Dataset section:

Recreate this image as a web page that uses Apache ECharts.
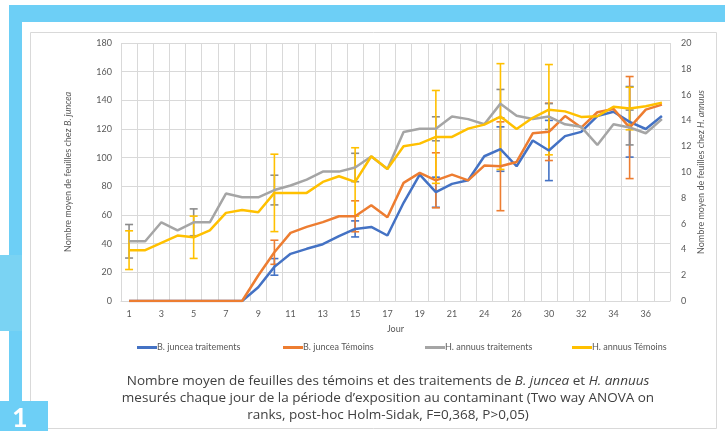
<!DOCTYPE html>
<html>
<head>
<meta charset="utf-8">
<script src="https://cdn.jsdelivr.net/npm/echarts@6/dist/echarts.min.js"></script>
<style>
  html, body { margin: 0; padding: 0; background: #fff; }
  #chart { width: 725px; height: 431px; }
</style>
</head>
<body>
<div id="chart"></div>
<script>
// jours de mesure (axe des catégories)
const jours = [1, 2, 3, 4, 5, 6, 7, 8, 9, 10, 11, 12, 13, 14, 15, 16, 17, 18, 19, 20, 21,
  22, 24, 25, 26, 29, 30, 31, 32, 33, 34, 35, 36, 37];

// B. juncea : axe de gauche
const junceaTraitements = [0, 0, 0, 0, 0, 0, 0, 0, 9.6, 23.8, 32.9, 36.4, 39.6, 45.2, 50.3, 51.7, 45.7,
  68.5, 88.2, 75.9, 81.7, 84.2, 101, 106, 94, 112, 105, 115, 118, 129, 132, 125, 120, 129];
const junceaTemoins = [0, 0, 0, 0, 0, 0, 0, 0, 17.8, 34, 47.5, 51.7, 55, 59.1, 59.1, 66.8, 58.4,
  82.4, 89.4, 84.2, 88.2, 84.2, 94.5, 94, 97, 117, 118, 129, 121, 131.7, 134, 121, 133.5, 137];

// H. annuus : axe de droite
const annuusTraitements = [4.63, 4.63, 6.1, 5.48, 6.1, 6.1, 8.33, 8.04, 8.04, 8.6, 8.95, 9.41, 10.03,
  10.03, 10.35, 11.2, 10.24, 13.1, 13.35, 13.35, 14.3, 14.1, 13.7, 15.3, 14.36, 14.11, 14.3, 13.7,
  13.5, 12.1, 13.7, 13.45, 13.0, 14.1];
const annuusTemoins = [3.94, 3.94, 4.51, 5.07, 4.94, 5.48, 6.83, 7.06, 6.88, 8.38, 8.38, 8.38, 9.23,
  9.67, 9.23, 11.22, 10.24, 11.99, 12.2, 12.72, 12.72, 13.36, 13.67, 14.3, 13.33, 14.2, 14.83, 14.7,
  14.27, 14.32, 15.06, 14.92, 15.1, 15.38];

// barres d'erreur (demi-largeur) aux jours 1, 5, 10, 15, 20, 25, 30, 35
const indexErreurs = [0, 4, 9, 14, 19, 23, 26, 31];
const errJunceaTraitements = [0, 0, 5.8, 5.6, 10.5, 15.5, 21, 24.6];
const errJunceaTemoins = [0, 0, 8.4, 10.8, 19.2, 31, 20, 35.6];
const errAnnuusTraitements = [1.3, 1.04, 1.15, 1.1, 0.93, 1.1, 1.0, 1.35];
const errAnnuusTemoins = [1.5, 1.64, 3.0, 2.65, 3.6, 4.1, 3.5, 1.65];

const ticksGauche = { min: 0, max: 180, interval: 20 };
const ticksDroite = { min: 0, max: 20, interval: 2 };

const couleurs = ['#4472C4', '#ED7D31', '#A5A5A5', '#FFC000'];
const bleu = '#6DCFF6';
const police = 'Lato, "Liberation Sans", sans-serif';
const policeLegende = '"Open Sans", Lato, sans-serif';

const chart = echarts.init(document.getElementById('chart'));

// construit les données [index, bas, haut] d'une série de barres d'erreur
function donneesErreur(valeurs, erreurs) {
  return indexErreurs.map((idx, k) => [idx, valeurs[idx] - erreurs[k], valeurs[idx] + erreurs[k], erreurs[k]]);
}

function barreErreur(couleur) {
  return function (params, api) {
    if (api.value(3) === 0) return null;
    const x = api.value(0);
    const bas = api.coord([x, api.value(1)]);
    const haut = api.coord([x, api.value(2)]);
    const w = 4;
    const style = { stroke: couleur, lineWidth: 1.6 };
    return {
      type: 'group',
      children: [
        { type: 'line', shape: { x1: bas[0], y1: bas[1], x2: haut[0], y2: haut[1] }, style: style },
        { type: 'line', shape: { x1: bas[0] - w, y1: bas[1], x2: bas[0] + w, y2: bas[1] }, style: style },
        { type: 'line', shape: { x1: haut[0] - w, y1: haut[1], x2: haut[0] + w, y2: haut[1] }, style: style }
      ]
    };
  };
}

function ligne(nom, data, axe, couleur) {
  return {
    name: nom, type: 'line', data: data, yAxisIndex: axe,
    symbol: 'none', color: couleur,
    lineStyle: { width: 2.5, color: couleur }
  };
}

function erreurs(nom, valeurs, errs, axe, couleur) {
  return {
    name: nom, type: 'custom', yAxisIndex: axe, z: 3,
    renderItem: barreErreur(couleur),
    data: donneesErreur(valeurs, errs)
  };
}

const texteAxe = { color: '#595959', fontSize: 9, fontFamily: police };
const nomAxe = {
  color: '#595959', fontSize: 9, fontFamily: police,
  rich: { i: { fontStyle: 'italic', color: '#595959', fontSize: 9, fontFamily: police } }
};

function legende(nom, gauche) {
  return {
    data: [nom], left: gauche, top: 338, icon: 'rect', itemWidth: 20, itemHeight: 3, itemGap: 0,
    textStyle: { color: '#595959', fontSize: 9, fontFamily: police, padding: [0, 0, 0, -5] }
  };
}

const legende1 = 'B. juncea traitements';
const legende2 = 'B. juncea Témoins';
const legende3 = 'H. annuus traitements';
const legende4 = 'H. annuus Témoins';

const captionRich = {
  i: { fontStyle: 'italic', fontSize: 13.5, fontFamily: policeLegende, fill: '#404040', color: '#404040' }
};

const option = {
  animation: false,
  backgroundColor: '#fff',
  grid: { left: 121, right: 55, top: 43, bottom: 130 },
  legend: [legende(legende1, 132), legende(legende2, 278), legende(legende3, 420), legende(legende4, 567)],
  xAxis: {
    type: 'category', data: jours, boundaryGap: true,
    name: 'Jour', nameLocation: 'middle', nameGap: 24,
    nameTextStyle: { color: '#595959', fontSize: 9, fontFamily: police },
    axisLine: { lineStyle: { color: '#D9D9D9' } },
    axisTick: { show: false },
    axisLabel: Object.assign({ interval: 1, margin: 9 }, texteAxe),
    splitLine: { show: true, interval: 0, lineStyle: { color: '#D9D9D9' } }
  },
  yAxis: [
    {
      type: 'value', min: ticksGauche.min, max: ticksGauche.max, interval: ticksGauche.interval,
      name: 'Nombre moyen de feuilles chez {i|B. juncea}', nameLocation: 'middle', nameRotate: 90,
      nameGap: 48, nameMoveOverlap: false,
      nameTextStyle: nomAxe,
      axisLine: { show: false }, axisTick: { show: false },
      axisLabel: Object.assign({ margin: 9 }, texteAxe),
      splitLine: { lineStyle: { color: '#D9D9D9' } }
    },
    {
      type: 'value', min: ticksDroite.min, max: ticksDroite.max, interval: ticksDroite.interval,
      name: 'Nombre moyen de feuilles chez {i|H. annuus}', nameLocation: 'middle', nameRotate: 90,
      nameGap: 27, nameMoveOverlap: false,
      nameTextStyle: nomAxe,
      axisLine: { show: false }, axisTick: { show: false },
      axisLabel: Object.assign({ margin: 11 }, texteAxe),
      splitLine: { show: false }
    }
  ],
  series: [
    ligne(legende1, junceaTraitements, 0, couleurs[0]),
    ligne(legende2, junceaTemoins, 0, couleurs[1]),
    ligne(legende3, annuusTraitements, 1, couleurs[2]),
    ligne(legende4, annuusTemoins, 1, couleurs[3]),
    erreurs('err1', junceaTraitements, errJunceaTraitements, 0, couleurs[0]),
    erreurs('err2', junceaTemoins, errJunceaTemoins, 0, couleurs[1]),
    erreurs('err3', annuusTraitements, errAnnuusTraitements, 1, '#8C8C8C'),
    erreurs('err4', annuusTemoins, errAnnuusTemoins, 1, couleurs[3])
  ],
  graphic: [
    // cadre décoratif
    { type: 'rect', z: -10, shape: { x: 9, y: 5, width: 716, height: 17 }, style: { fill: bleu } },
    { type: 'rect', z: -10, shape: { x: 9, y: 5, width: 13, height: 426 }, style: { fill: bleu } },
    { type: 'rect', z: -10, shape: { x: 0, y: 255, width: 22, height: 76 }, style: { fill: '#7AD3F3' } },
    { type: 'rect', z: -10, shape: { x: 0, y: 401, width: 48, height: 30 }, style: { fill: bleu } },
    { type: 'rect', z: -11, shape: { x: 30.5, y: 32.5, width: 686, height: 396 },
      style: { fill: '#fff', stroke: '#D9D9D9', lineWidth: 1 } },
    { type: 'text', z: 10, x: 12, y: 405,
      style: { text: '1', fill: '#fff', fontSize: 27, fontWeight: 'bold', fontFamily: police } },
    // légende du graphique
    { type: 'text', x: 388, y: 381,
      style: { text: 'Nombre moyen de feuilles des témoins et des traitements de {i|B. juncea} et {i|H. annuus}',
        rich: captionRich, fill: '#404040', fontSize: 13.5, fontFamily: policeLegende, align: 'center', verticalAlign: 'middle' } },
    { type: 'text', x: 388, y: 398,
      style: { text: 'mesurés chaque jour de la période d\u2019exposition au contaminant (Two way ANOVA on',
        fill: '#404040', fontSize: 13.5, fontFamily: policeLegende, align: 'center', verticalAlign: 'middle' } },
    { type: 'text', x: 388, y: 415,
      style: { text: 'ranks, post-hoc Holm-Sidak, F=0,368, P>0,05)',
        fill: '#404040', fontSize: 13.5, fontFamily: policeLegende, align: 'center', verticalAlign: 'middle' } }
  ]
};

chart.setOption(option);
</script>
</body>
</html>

What the exercise asks:
Set the lines above down again, word for word, from the first through the one containing "35, 36, 37];"; pictures excluded.

Expected answer:
Recreate this image as a web page that uses Apache ECharts.
<!DOCTYPE html>
<html>
<head>
<meta charset="utf-8">
<script src="https://cdn.jsdelivr.net/npm/echarts@6/dist/echarts.min.js"></script>
<style>
  html, body { margin: 0; padding: 0; background: #fff; }
  #chart { width: 725px; height: 431px; }
</style>
</head>
<body>
<div id="chart"></div>
<script>
// jours de mesure (axe des catégories)
const jours = [1, 2, 3, 4, 5, 6, 7, 8, 9, 10, 11, 12, 13, 14, 15, 16, 17, 18, 19, 20, 21,
  22, 24, 25, 26, 29, 30, 31, 32, 33, 34, 35, 36, 37];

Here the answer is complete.